*Objective:* Copy the data below exactly, omitting any picture it contains.

* Start Raw data *

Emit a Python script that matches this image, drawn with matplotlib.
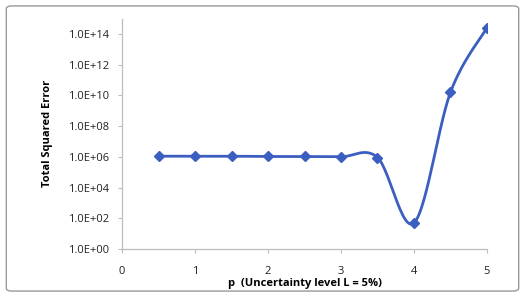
import numpy as np
import matplotlib
matplotlib.use('Agg')
import matplotlib.pyplot as plt
from matplotlib.patches import FancyBboxPatch
from matplotlib.ticker import FixedLocator

p_values = [0.5, 1.0, 1.5, 2.0, 2.5, 3.0, 3.5, 4.0, 4.5, 5.0]
total_error = [1.1e6, 1.1e6, 1.1e6, 1.05e6, 1.05e6, 1.0e6, 9.0e5, 50.0, 1.6e10, 2.5e14]
y_ticks = [1e0, 1e2, 1e4, 1e6, 1e8, 1e10, 1e12, 1e14]
x_ticks = [0, 1, 2, 3, 4, 5]

line_color = '#3B5EC0'
plt.rcParams['font.family'] = ['Open Sans', 'DejaVu Sans']


def smooth(xs, ys, sx=73.0, sy=15.36, n=30):
    # Excel-like smoothed line: Catmull-Rom style bezier in screen-ish space
    X = np.array(xs) * sx
    Y = np.log10(np.array(ys)) * sy
    px, py = [], []
    for i in range(len(X) - 1):
        i0 = max(i - 1, 0)
        i3 = min(i + 2, len(X) - 1)
        c1 = (X[i] + (X[i + 1] - X[i0]) / 6, Y[i] + (Y[i + 1] - Y[i0]) / 6)
        c2 = (X[i + 1] - (X[i3] - X[i]) / 6, Y[i + 1] - (Y[i3] - Y[i]) / 6)
        t = np.linspace(0, 1, n)
        bx = (1 - t) ** 3 * X[i] + 3 * (1 - t) ** 2 * t * c1[0] + 3 * (1 - t) * t ** 2 * c2[0] + t ** 3 * X[i + 1]
        by = (1 - t) ** 3 * Y[i] + 3 * (1 - t) ** 2 * t * c1[1] + 3 * (1 - t) * t ** 2 * c2[1] + t ** 3 * Y[i + 1]
        px.extend(bx)
        py.extend(by)
    return np.array(px) / sx, 10 ** (np.array(py) / sy)


fig = plt.figure(figsize=(5.25, 2.97), dpi=100)
ax = fig.add_axes([0.2324, 0.1616, 0.6952, 0.776])

sx_, sy_ = smooth(p_values, total_error)
ax.plot(sx_, sy_, color=line_color, lw=2.0, solid_capstyle='round')
ax.plot(p_values, total_error, linestyle='none', marker='D', markersize=5.5,
        color=line_color)

ax.set_yscale('log')
ax.set_ylim(1, 1e15)
ax.set_xlim(0, 5)
ax.yaxis.set_major_locator(FixedLocator(y_ticks))
ax.yaxis.set_minor_locator(FixedLocator([]))
ax.set_yticks(y_ticks)
ax.set_yticklabels(['1.0E+%02d' % int(np.log10(v)) for v in y_ticks])
ax.set_xticks(x_ticks)
ax.set_xticklabels([str(v) for v in x_ticks])

for side in ['top', 'right']:
    ax.spines[side].set_visible(False)
for side in ['left', 'bottom']:
    ax.spines[side].set_color('#BDBDBD')
    ax.spines[side].set_linewidth(0.9)
ax.tick_params(axis='both', colors='#BDBDBD', labelcolor='#222222',
               labelsize=8, length=3, width=0.8)
ax.tick_params(axis='y', pad=6)
ax.tick_params(axis='x', pad=9)

ax.set_ylabel('Total Squared Error', fontsize=8, fontweight='bold', labelpad=11)
ax.set_xlabel('p  (Uncertainty level L = 5%)', fontsize=8, fontweight='bold', labelpad=1)

border = FancyBboxPatch((0.012, 0.02), 0.976, 0.96, boxstyle='round,pad=0,rounding_size=0.01',
                        transform=fig.transFigure, fill=False, edgecolor='#9A9A9A', lw=1.0)
fig.patches.append(border)

fig.savefig('out.png', dpi=100)
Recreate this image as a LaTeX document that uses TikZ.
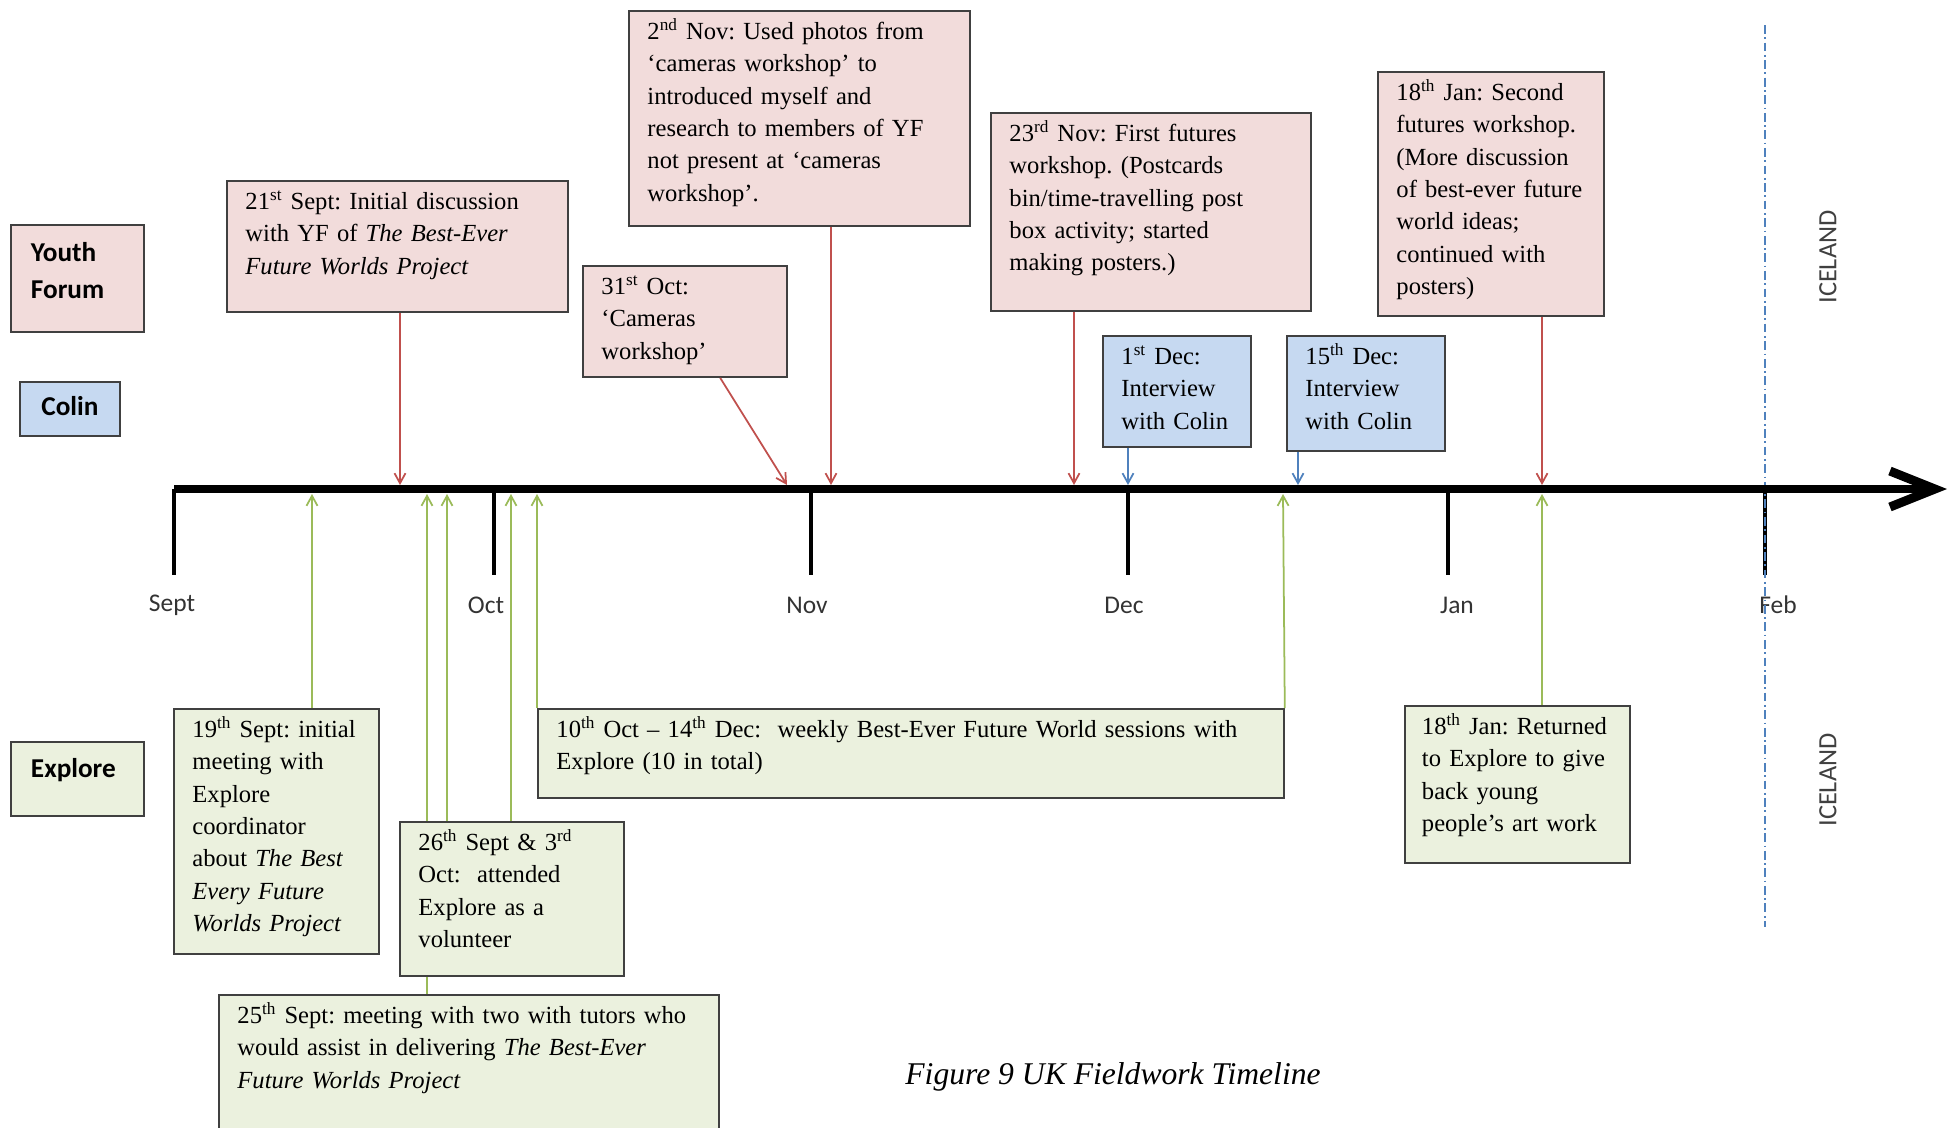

* End Raw data *

*Exercise answer:*
Emit a Python script that matches this image, drawn with matplotlib.
import numpy as np
import matplotlib
matplotlib.use('Agg')
import matplotlib.pyplot as plt
from matplotlib.patches import FancyBboxPatch
from matplotlib.ticker import FixedLocator

p_values = [0.5, 1.0, 1.5, 2.0, 2.5, 3.0, 3.5, 4.0, 4.5, 5.0]
total_error = [1.1e6, 1.1e6, 1.1e6, 1.05e6, 1.05e6, 1.0e6, 9.0e5, 50.0, 1.6e10, 2.5e14]
y_ticks = [1e0, 1e2, 1e4, 1e6, 1e8, 1e10, 1e12, 1e14]
x_ticks = [0, 1, 2, 3, 4, 5]

line_color = '#3B5EC0'
plt.rcParams['font.family'] = ['Open Sans', 'DejaVu Sans']


def smooth(xs, ys, sx=73.0, sy=15.36, n=30):
    # Excel-like smoothed line: Catmull-Rom style bezier in screen-ish space
    X = np.array(xs) * sx
    Y = np.log10(np.array(ys)) * sy
    px, py = [], []
    for i in range(len(X) - 1):
        i0 = max(i - 1, 0)
        i3 = min(i + 2, len(X) - 1)
        c1 = (X[i] + (X[i + 1] - X[i0]) / 6, Y[i] + (Y[i + 1] - Y[i0]) / 6)
        c2 = (X[i + 1] - (X[i3] - X[i]) / 6, Y[i + 1] - (Y[i3] - Y[i]) / 6)
        t = np.linspace(0, 1, n)
        bx = (1 - t) ** 3 * X[i] + 3 * (1 - t) ** 2 * t * c1[0] + 3 * (1 - t) * t ** 2 * c2[0] + t ** 3 * X[i + 1]
        by = (1 - t) ** 3 * Y[i] + 3 * (1 - t) ** 2 * t * c1[1] + 3 * (1 - t) * t ** 2 * c2[1] + t ** 3 * Y[i + 1]
        px.extend(bx)
        py.extend(by)
    return np.array(px) / sx, 10 ** (np.array(py) / sy)


fig = plt.figure(figsize=(5.25, 2.97), dpi=100)
ax = fig.add_axes([0.2324, 0.1616, 0.6952, 0.776])

sx_, sy_ = smooth(p_values, total_error)
ax.plot(sx_, sy_, color=line_color, lw=2.0, solid_capstyle='round')
ax.plot(p_values, total_error, linestyle='none', marker='D', markersize=5.5,
        color=line_color)

ax.set_yscale('log')
ax.set_ylim(1, 1e15)
ax.set_xlim(0, 5)
ax.yaxis.set_major_locator(FixedLocator(y_ticks))
ax.yaxis.set_minor_locator(FixedLocator([]))
ax.set_yticks(y_ticks)
ax.set_yticklabels(['1.0E+%02d' % int(np.log10(v)) for v in y_ticks])
ax.set_xticks(x_ticks)
ax.set_xticklabels([str(v) for v in x_ticks])

for side in ['top', 'right']:
    ax.spines[side].set_visible(False)
for side in ['left', 'bottom']:
    ax.spines[side].set_color('#BDBDBD')
    ax.spines[side].set_linewidth(0.9)
ax.tick_params(axis='both', colors='#BDBDBD', labelcolor='#222222',
               labelsize=8, length=3, width=0.8)
ax.tick_params(axis='y', pad=6)
ax.tick_params(axis='x', pad=9)

ax.set_ylabel('Total Squared Error', fontsize=8, fontweight='bold', labelpad=11)
ax.set_xlabel('p  (Uncertainty level L = 5%)', fontsize=8, fontweight='bold', labelpad=1)

border = FancyBboxPatch((0.012, 0.02), 0.976, 0.96, boxstyle='round,pad=0,rounding_size=0.01',
                        transform=fig.transFigure, fill=False, edgecolor='#9A9A9A', lw=1.0)
fig.patches.append(border)

fig.savefig('out.png', dpi=100)
Recreate this image as a LaTeX document that uses TikZ.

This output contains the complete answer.